I asked on Twitter the other day what peeps generally thought about PDA. The feedback was mixed. Some hated it with an overwhelming passion, feeling as though they were ‘practically in bed with the couple’ and no one wants a threesome they’re not prepared for. Others thought it was rather sweet and any openly affectionate behavior didn’t bother them in the slightest and sometimes even give them a little knowing wink. But the most resounding comment that stuck with me was this one: the fact that their opinion on PDA and couples completely depended on whether or not they were single at the time. Maybe this is something that rings true with many things. Not just with PDA, but the fact that we can be more happy for someone if we too are happy. Even with a friend buying a new house, getting a shiny new job, losing weight or getting a Zac Efron-bodied new boyfriend. Of course we’re always happy for them but it’s easier to be WOOHOO happy for them if we are also feeling awesome too? So to this point, are we more forgiving to PDA when we, ourselves, are in love?

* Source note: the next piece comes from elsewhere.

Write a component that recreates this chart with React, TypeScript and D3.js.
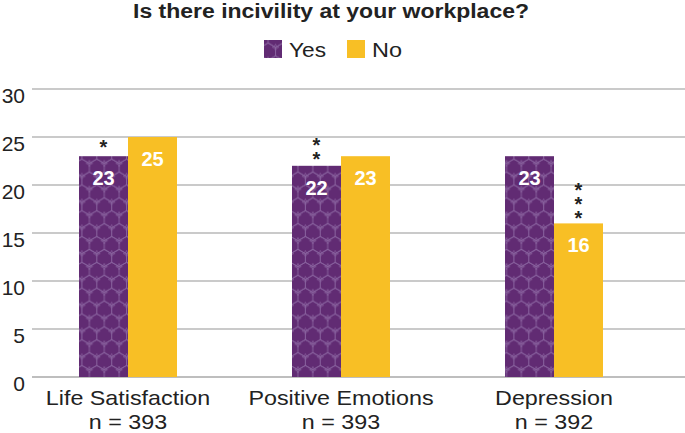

Obviously those couples on the beach or in the park that are hands-down-pants rauchy is not something any of us want to see. I have witnessed some seriously pornographic behaviour in my time (mainly late at night down Kingsland road but that’s another story). There is a line. Any nakedness should definitely be saved for the privacy of a bedroom. But, on the tamer end of the PDA spectrum I think we should all be a little more forgiving. Instead of rolling our eyes, we could smile and think it’s nice to see two young kids fancying each other. No tongues though please.
What do you think? Does PDA make you smile, or vom?